Hargrove spent one year (1988-1989) studying at Boston's Berklee School of Music, but could more often be found in NYC jam sessions, which resulted in his transferring to New York’s New School. His first recording in NYC was with saxophonist Bobby Watson, followed shortly by a session with up-and-coming super group Superblue, featuring Watson, Mulgrew Miller and Kenny Washington.  In 1990, he released his solo debut, Diamond in the Rough, on the Novus/RCA label, for which he would record a total of four albums that document his incubational growth as a “young lion” to watch. Hargrove made his Verve Records debut in 1994 on With the Tenors of Our Time, showcasing him with stellar sax men Joe Henderson, Stanley Turrentine, Johnny Griffin, Joshua Redman and Branford Marsalis.

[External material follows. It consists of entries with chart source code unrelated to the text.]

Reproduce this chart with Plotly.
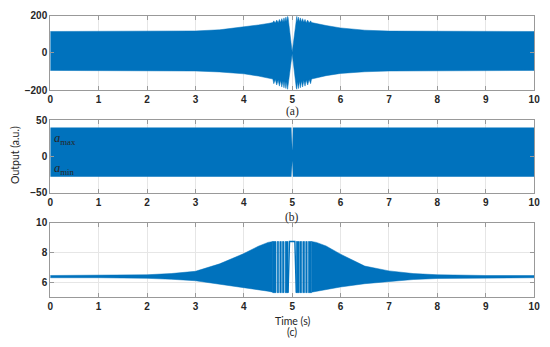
import plotly.graph_objects as go

# ---------------- data ----------------
# Panel (a): envelope of the oscillating output
a_t = [0, 1, 2, 3, 3.5, 4.0, 4.3, 4.5, 4.6, 4.62, 4.65, 4.68, 4.71, 4.735, 4.76, 4.785,
       4.81, 4.83, 4.85, 4.87, 4.888, 4.905, 4.915, 5.0,
       5.085, 5.095, 5.112, 5.13, 5.15, 5.17, 5.19, 5.215, 5.24, 5.265, 5.29, 5.32, 5.35,
       5.38, 5.4, 5.5, 5.7, 6.0, 6.5, 7.0, 8.0, 9.0, 10]
a_upper = [115, 115, 116, 118, 124, 138, 150, 158, 163, 172, 160, 176, 162, 180, 164, 184,
           166, 188, 167, 192, 168, 196, 190, 4,
           190, 196, 168, 192, 167, 188, 166, 184, 164, 180, 162, 176, 160,
           172, 163, 157, 147, 134, 122, 117, 115, 115, 115]
a_lower = [-94, -94, -95, -97, -102, -112, -124, -134, -140, -165, -142, -172, -145, -178, -148, -183,
           -150, -187, -152, -191, -154, -195, -188, -4,
           -188, -195, -154, -191, -152, -187, -150, -183, -148, -178, -145, -172, -142,
           -165, -140, -133, -122, -110, -101, -97, -95, -94, -94]

# Panel (b): saturated output between a_max and a_min
b_t = [0, 4.985, 5.0, 5.015, 10]
b_upper = [40, 40, 8, 40, 40]
b_lower = [-28, -28, -6, -28, -28]

# Panel (c): envelope of the demodulated signal
c_t = [0, 1, 2, 2.5, 3, 3.5, 4.0, 4.3, 4.5, 4.6,
       5.4, 5.5, 5.7, 6.0, 6.5, 7.0, 7.5, 8.0, 9.0, 10]
c_upper = [6.47, 6.47, 6.52, 6.6, 6.75, 7.25, 7.94, 8.43, 8.69, 8.75,
           8.75, 8.69, 8.45, 7.9, 7.1, 6.78, 6.6, 6.52, 6.47, 6.47]
c_lower = [6.32, 6.32, 6.28, 6.22, 6.12, 5.9, 5.68, 5.51, 5.42, 5.35,
           5.35, 5.42, 5.52, 5.7, 5.92, 6.08, 6.2, 6.27, 6.32, 6.32]
# saturated pulses near t = 5
c_block_start = [4.6, 4.69, 4.745, 4.8, 4.855, 5.085, 5.16, 5.22, 5.28, 5.335]
c_block_end = [4.665, 4.72, 4.775, 4.83, 4.915, 5.145, 5.195, 5.255, 5.31, 5.4]
c_block_top = 8.75
c_block_bottom = 5.32
c_pulse_t = [4.915, 4.945, 5.055, 5.085]
c_pulse_v = [5.32, 8.75, 8.75, 5.32]

x_ticks = list(range(0, 11))

BLUE = '#0072BD'


def band(t, up, lo):
    return list(t) + list(t)[::-1], list(up) + list(lo)[::-1]


fig = go.Figure()

xa, ya = band(a_t, a_upper, a_lower)
fig.add_trace(go.Scatter(x=xa, y=ya, fill='toself', fillcolor=BLUE, mode='lines',
                         line=dict(color=BLUE, width=0.5), xaxis='x', yaxis='y',
                         hoverinfo='skip'))

xb, yb = band(b_t, b_upper, b_lower)
fig.add_trace(go.Scatter(x=xb, y=yb, fill='toself', fillcolor=BLUE, mode='lines',
                         line=dict(color=BLUE, width=0), xaxis='x2', yaxis='y2',
                         hoverinfo='skip'))

# panel c: left and right envelopes
left = [i for i, t in enumerate(c_t) if t <= 4.6]
right = [i for i, t in enumerate(c_t) if t >= 5.4]
for idx in (left, right):
    xc, yc = band([c_t[i] for i in idx], [c_upper[i] for i in idx], [c_lower[i] for i in idx])
    fig.add_trace(go.Scatter(x=xc, y=yc, fill='toself', fillcolor=BLUE, mode='lines',
                             line=dict(color=BLUE, width=0.5), xaxis='x3', yaxis='y3',
                             hoverinfo='skip'))
bx, by = [], []
for s, e in zip(c_block_start, c_block_end):
    bx += [s, s, e, e, s, None]
    by += [c_block_bottom, c_block_top, c_block_top, c_block_bottom, c_block_bottom, None]
fig.add_trace(go.Scatter(x=bx, y=by, fill='toself', fillcolor=BLUE, mode='lines',
                         line=dict(color=BLUE, width=0.6), xaxis='x3', yaxis='y3',
                         hoverinfo='skip'))
fig.add_trace(go.Scatter(x=c_pulse_t, y=c_pulse_v, mode='lines',
                         line=dict(color=BLUE, width=1.4), xaxis='x3', yaxis='y3',
                         hoverinfo='skip'))

AXC = '#999999'
GRID = '#e6e6e6'
tickfont = dict(family='Liberation Sans, Arial', size=10, color='#262626', weight='bold')

common_x = dict(range=[0, 10], tickmode='array', tickvals=x_ticks, ticktext=[str(v) for v in x_ticks],
                showline=True, linecolor=AXC, linewidth=1, mirror='ticks', ticks='inside',
                ticklen=4, tickcolor=AXC, showgrid=True, gridcolor=GRID, zeroline=False,
                tickfont=tickfont, domain=[0.0873, 0.9818])
common_y = dict(showline=True, linecolor=AXC, linewidth=1, mirror='ticks', ticks='inside',
                ticklen=4, tickcolor=AXC, showgrid=True, gridcolor=GRID, zeroline=False,
                tickfont=tickfont)

fig.update_layout(
    width=550, height=347,
    margin=dict(l=0, r=0, t=0, b=0),
    paper_bgcolor='white', plot_bgcolor='white',
    showlegend=False,
    xaxis=dict(**common_x, anchor='y'),
    yaxis=dict(**common_y, anchor='x', domain=[0.7464, 0.9683], range=[-200, 200],
               tickvals=[-200, 0, 200]),
    xaxis2=dict(**common_x, anchor='y2'),
    yaxis2=dict(**common_y, anchor='x2', domain=[0.4409, 0.6571], range=[-50, 50],
                tickvals=[-50, 0, 50]),
    xaxis3=dict(**common_x, anchor='y3'),
    yaxis3=dict(**common_y, anchor='x3', domain=[0.1297, 0.3516], range=[5, 10],
                tickvals=[6, 8, 10]),
)

serif = dict(family='Liberation Serif, Times New Roman', size=11.5, color='#262626')
sans = dict(family='Lato, Noto Sans', size=10.5, color='#262626')

fig.add_annotation(x=0.5345, y=1 - 110 / 347, xref='paper', yref='paper', text='(a)',
                   showarrow=False, font=serif, xanchor='center', yanchor='middle')
fig.add_annotation(x=0.5345, y=1 - 219 / 347, xref='paper', yref='paper', text='(b)',
                   showarrow=False, font=serif, xanchor='center', yanchor='middle')
fig.add_annotation(x=0.5345, y=1 - 326 / 347, xref='paper', yref='paper', text='Time (s)',
                   showarrow=False, font=sans, xanchor='center', yanchor='middle')
fig.add_annotation(x=0.5345, y=1 - 338 / 347, xref='paper', yref='paper', text='(c)',
                   showarrow=False, font=sans, xanchor='center', yanchor='middle')
fig.add_annotation(x=12 / 550, y=1 - 155 / 347, xref='paper', yref='paper', text='Output (a.u.)',
                   showarrow=False, font=sans, textangle=-90, xanchor='center', yanchor='middle')
fig.add_annotation(x=50 / 550, y=1 - 138 / 347, xref='paper', yref='paper',
                   text='<i>a</i><sub>max</sub>', showarrow=False,
                   font=dict(family='Liberation Serif, Times New Roman', size=12.5, color='#262626'),
                   xanchor='left', yanchor='middle')
fig.add_annotation(x=50 / 550, y=1 - 169 / 347, xref='paper', yref='paper',
                   text='<i>a</i><sub>min</sub>', showarrow=False,
                   font=dict(family='Liberation Serif, Times New Roman', size=12.5, color='#262626'),
                   xanchor='left', yanchor='middle')

fig.write_html('out.html', config={'displayModeBar': False},
               post_script="document.body.style.margin='0px';document.body.style.padding='0px';")
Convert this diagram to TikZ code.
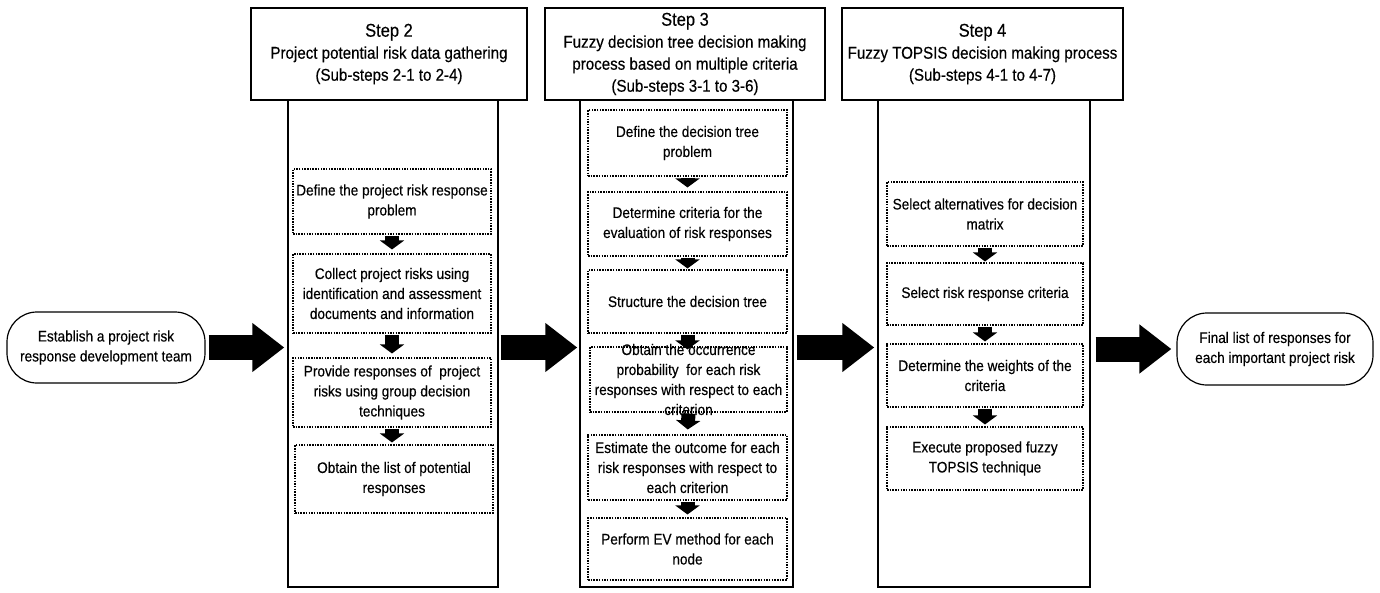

Every album Roy has released on Verve has been different from the one preceding it. And the same can be said of the array of talents who have invited him to grace the stage and/or their recordings - from jazz legends Sonny Rollins and Jackie McLean to song stylists Natalie Cole, Diana Kralland Abbey Lincoln. From pop veterans Diana Ross, Steve Tyrell and Kenny Rankin to younger stars John Mayer and Rhian Benson to the crème de la crème of jazz divas: Carmen McRae and the late, great Shirley Horn. Hargrove was also commissioned by the Lincoln Jazz Center to compose the piece “The Love Suite: In Mahogany,” which was performed in 1993. He is also a superstar of the international touring scene with his quintet, RH Factor and as a soloist.

Touching back on the statement Roy made at the outset about the state of jazz and jazz audiences today, the music world would be hard pressed to find another ambassador capable of traversing the worlds of straight ahead swingin’ and the funky underground better than Brother Hargrove. The RH Factor’s Distractions and The Roy Hargrove Quintet’s Nothing Serious stand as the actual proof.